**Aim:** Skip the pictures, please, and write out exactly the lines from the opening of the data through the line containing "import plotly.graph_objects as go".

----------------------------------------

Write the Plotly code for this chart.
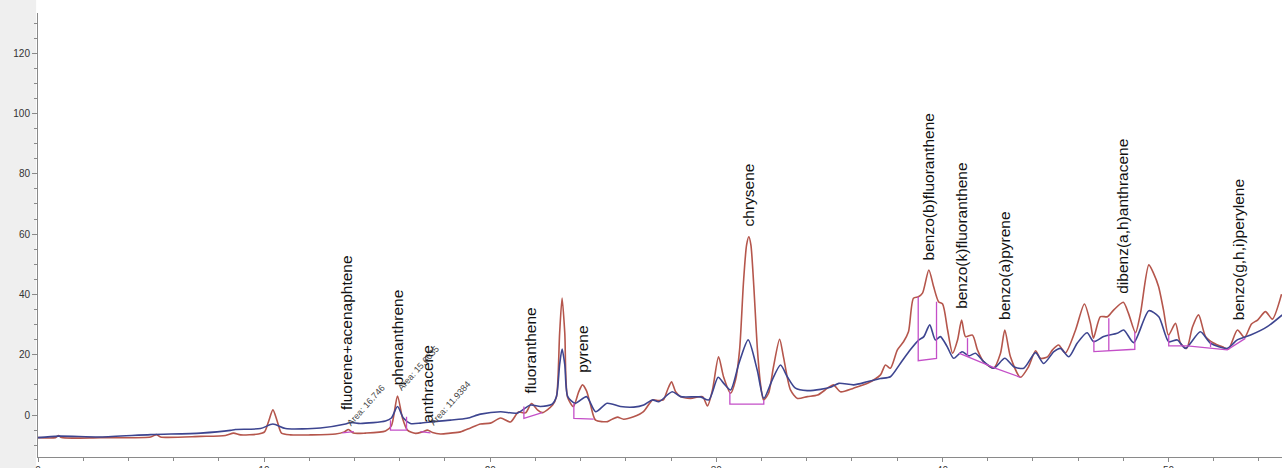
import plotly.graph_objects as go

# ---- data (retention time in min, detector signal) ----
red_x = [0, 0.77, 0.91, 1.04, 2.76, 4.98, 5.24, 5.42, 7.19, 8.29, 8.65, 8.96, 9.75, 10.02, 10.19, 10.39, 10.59, 10.77,
         11.17, 12.05, 13.16, 13.55, 13.73, 13.95, 14.48, 15.37, 15.63, 15.90, 16.12, 16.34, 16.70, 17.00, 17.23, 17.45,
         17.80, 18.24, 18.69, 19.13, 19.57, 20.01, 20.46, 20.90, 21.25, 21.56, 21.83, 22.09, 22.31, 22.76, 22.93, 23.07,
         23.18, 23.30, 23.42, 23.68, 23.91, 24.08, 24.26, 24.44, 24.66, 25.19, 25.41, 25.63, 25.90, 26.34, 26.78, 27.18,
         27.44, 27.66, 27.84, 28.02, 28.20, 28.42, 28.86, 29.39, 29.61, 29.83, 30.10, 30.32, 30.63, 30.85, 31.03, 31.20,
         31.34, 31.44, 31.53, 31.65, 31.82, 31.96, 32.09, 32.31, 32.53, 32.80, 32.97, 33.28, 33.59, 34.03, 34.48, 34.92,
         35.18, 35.49, 36.07, 36.69, 37.26, 37.48, 37.70, 38.01, 38.28, 38.50, 38.72, 38.94, 39.12, 39.40, 39.61, 39.83,
         40.01, 40.23, 40.45, 40.67, 40.85, 41.02, 41.33, 41.55, 41.82, 42.26, 42.57, 42.76, 43.01, 43.45, 43.81, 44.12,
         44.34, 44.65, 44.87, 45.14, 45.44, 45.89, 46.28, 46.55, 46.68, 46.99, 47.30, 47.57, 48.00, 48.23, 48.54, 48.76,
         49.13, 49.34, 49.56, 49.78, 50.00, 50.31, 50.53, 50.80, 51.06, 51.33, 51.64, 51.99, 52.39, 52.65, 53.05, 53.36,
         53.67, 53.94, 54.29, 54.59, 55.00]
red_y = [-7.5, -7.5, -6.8, -7.5, -7.5, -7.3, -6.5, -7.3, -7.1, -6.8, -6.0, -6.6, -6.3, -5.6, -2.3, 1.7, -2.3, -6.0,
         -6.6, -6.6, -6.3, -5.6, -4.8, -6.0, -6.0, -5.3, -3.6, 6.3, -1.0, -5.0, -6.1, -5.6, -5.0, -5.8,
         -6.3, -6.0, -5.6, -4.3, -3.0, -2.7, -1.0, -2.3, 1.0, 0.7, 3.8, 1.7, 0.8, 3.3, 6.0, 27.0,
         38.8, 27.0, 6.0, 2.8, 7.6, 10.0, 8.0, 3.3, -1.7, -2.2, -1.3, -0.7, -1.4, -0.6, 1.1, 5.0,
         4.8, 5.0, 8.3, 11.0, 7.7, 6.1, 5.5, 6.1, 3.0, 8.3, 19.3, 12.7, 7.2, 11.6, 21.6, 43.8,
         56.4, 59.1, 56.4, 43.8, 21.6, 10.0, 5.0, 7.2, 16.0, 25.1, 19.3, 8.3, 5.5, 6.1, 6.6, 8.9,
         10.0, 7.7, 8.9, 10.5, 13.3, 16.6, 15.5, 21.6, 24.3, 27.6, 38.7, 39.2, 40.4, 48.1, 42.6, 37.6,
         36.8, 28.2, 20.5, 24.9, 31.5, 26.0, 26.5, 21.6, 17.7, 15.5, 20.5, 28.2, 19.3, 12.5, 16.0, 21.3,
         18.8, 19.3, 21.6, 23.2, 20.6, 28.2, 36.8, 30.4, 25.5, 32.6, 32.6, 34.8, 37.4, 33.7, 27.3, 33.7,
         49.8, 47.0, 42.6, 34.8, 26.5, 30.4, 23.8, 22.1, 29.2, 33.2, 26.0, 23.9, 22.6, 21.9, 28.2, 25.7,
         30.2, 31.5, 34.3, 31.8, 40.1]

blue_x = [0, 0.91, 2.76, 4.98, 7.19, 8.51, 8.73, 9.84, 10.39, 10.95, 12.49, 13.60, 13.82, 14.26, 15.37, 15.63, 15.90,
          16.16, 16.47, 16.92, 17.49, 18.24, 18.98, 19.57, 20.46, 21.19, 21.78, 22.22, 22.74, 22.93, 23.07, 23.18, 23.30,
          23.43, 23.77, 24.26, 24.66, 25.17, 25.76, 26.35, 26.79, 27.17, 27.46, 28.05, 28.42, 29.30, 29.67, 30.08, 30.33,
          30.63, 31.00, 31.41, 31.81, 32.10, 32.47, 32.84, 33.14, 33.50, 34.02, 34.61, 35.05, 35.42, 36.08, 36.67, 37.26,
          37.70, 38.14, 38.58, 38.96, 39.18, 39.44, 39.69, 39.91, 40.21, 40.50, 40.87, 41.17, 41.46, 41.83, 42.27, 42.76,
          43.16, 43.60, 44.12, 44.48, 44.93, 45.22, 45.59, 45.96, 46.40, 46.69, 47.13, 47.73, 48.02, 48.46, 49.13, 49.57,
          50.01, 50.39, 50.75, 51.41, 51.86, 52.60, 53.04, 53.63, 54.37, 55.03]
blue_y = [-7.5, -7.0, -7.3, -6.5, -6.0, -5.1, -4.8, -4.5, -3.0, -4.5, -4.3, -3.0, -2.5, -2.8, -2.0, -1.0, 2.8,
          -1.0, -2.8, -2.7, -2.2, -1.7, -1.1, 0.3, 1.1, 0.6, 3.3, 2.8, 3.6, 6.1, 16.6, 21.9, 16.6,
          6.1, 3.9, 6.1, 1.1, 3.9, 2.8, 2.6, 3.3, 5.0, 4.4, 7.7, 6.1, 6.0, 5.0, 12.5, 10.5,
          8.3, 17.1, 24.9, 14.9, 5.5, 11.6, 16.6, 12.7, 8.9, 8.1, 8.5, 9.2, 10.5, 10.0, 11.0, 12.1,
          12.7, 17.1, 21.6, 24.9, 26.0, 29.9, 24.9, 26.0, 22.7, 18.8, 21.0, 19.6, 20.5, 17.7, 15.5, 18.8,
          16.0, 15.5, 20.7, 17.1, 21.0, 22.1, 19.3, 23.8, 27.3, 24.3, 26.0, 27.1, 28.2, 24.0, 34.6, 32.6,
          24.3, 24.9, 22.1, 27.6, 23.8, 22.1, 24.9, 26.5, 29.3, 33.2]

# integration baselines / drop lines (segments separated by None)
base_x = [13.46, 13.97, None,
          15.59, 15.59, 16.30, 16.30, None,
          16.92, 17.36, None,
          21.49, 21.49, 22.30, None,
          23.70, 23.70, 24.58, None,
          30.60, 30.60, 32.10, 32.10, None,
          38.93, 38.93, 39.74, 39.74, None,
          40.73, 42.36, 43.45, None,
          41.11, 41.11, None,
          46.70, 46.70, 48.51, 48.51, None,
          47.36, 47.36, None,
          50.01, 50.01, 50.83, 52.60, 53.40, None,
          51.86, 51.86]
base_y = [-5.9, -5.5, None,
          -1.7, -5.0, -5.0, -0.6, None,
          -5.5, -5.9, None,
          2.8, -1.1, 0.8, None,
          3.9, -1.1, -1.4, None,
          7.7, 3.6, 3.6, 5.0, None,
          39.2, 18.0, 18.8, 37.6, None,
          20.5, 15.5, 12.5, None,
          25.5, 19.4, None,
          24.9, 21.0, 21.8, 27.6, None,
          32.1, 21.2, None,
          26.5, 22.9, 22.9, 21.6, 25.4, None,
          24.3, 22.5]

peak_names = ["fluorene+acenaphtene", "phenanthrene", "anthracene", "fluoranthene", "pyrene", "chrysene",
              "benzo(b)fluoranthene", "benzo(k)fluoranthene", "benzo(a)pyrene", "dibenz(a,h)anthracene",
              "benzo(g,h,i)perylene"]
peak_x = [13.65, 15.90, 17.24, 21.78, 24.08, 31.44, 39.40, 40.84, 42.74, 47.96, 53.10]
peak_label_y = [1.0, 9.0, -3.3, 6.6, 13.3, 62.0, 50.7, 34.5, 30.8, 39.5, 30.8]

area_text = ["Area: 16.746", "Area: 15.6035", "Area: 11.9384"]
area_x = [14.52, 16.83, 18.24]
area_y = [3.3, 15.6, 4.0]

x_range = [0, 55.02]
y_range = [-13.93, 133.33]

fig = go.Figure()
fig.add_trace(go.Scatter(x=red_x, y=red_y, mode="lines",
                         line=dict(color="#b5564c", width=1.6, shape="spline", smoothing=0.7)))
fig.add_trace(go.Scatter(x=blue_x, y=blue_y, mode="lines",
                         line=dict(color="#3d4590", width=1.6, shape="spline", smoothing=0.7)))
fig.add_trace(go.Scatter(x=base_x, y=base_y, mode="lines",
                         line=dict(color="#c44fc8", width=1.3), connectgaps=False))

for name, px_, py_ in zip(peak_names, peak_x, peak_label_y):
    fig.add_annotation(x=px_, y=py_, text=name, textangle=-90, showarrow=False,
                       xanchor="center", yanchor="bottom",
                       font=dict(family="Liberation Sans, Arial, sans-serif", size=15.5, color="#111111"))

for t, ax_, ay_ in zip(area_text, area_x, area_y):
    fig.add_annotation(x=ax_, y=ay_, text=t, textangle=-48, showarrow=False,
                       xanchor="center", yanchor="middle",
                       font=dict(family="Liberation Sans, Arial, sans-serif", size=9, color="#444444"))

# grey band left of the y axis
fig.add_shape(type="rect", xref="paper", yref="paper", x0=-0.04, x1=-0.0015, y0=-0.05, y1=1.05,
              fillcolor="#efefef", line=dict(width=0), layer="below")

fig.update_layout(
    width=1282, height=468,
    margin=dict(l=38, r=0, t=13, b=11, autoexpand=False),
    paper_bgcolor="white", plot_bgcolor="white",
    showlegend=False,
    font=dict(family="Liberation Sans, Arial, sans-serif", size=10, color="#333333"),
    xaxis=dict(range=x_range, showgrid=False, zeroline=False, showline=True, linecolor="#8a8a8a", linewidth=1,
               automargin=False,
               ticks="outside", ticklen=4, tickcolor="#8a8a8a", tick0=0, dtick=10,
               tickfont=dict(size=10, color="#333333"),
               minor=dict(ticks="outside", ticklen=3, tickcolor="#8a8a8a", dtick=2)),
    yaxis=dict(range=y_range, showgrid=False, zeroline=False, showline=True, linecolor="#8a8a8a", linewidth=1,
               automargin=False,
               ticks="outside", ticklen=5, tickcolor="#8a8a8a", tick0=0, dtick=20,
               tickfont=dict(size=10, color="#333333"),
               minor=dict(ticks="outside", ticklen=3, tickcolor="#8a8a8a", dtick=5)),
)

# remove the default page margin so the figure sits at the window's top-left corner
fig.write_html("out.html", config={"displayModeBar": False},
               post_script="document.body.style.margin='0';document.body.style.overflow='hidden';")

----------------------------------------

**Response:**
Write the Plotly code for this chart.
import plotly.graph_objects as go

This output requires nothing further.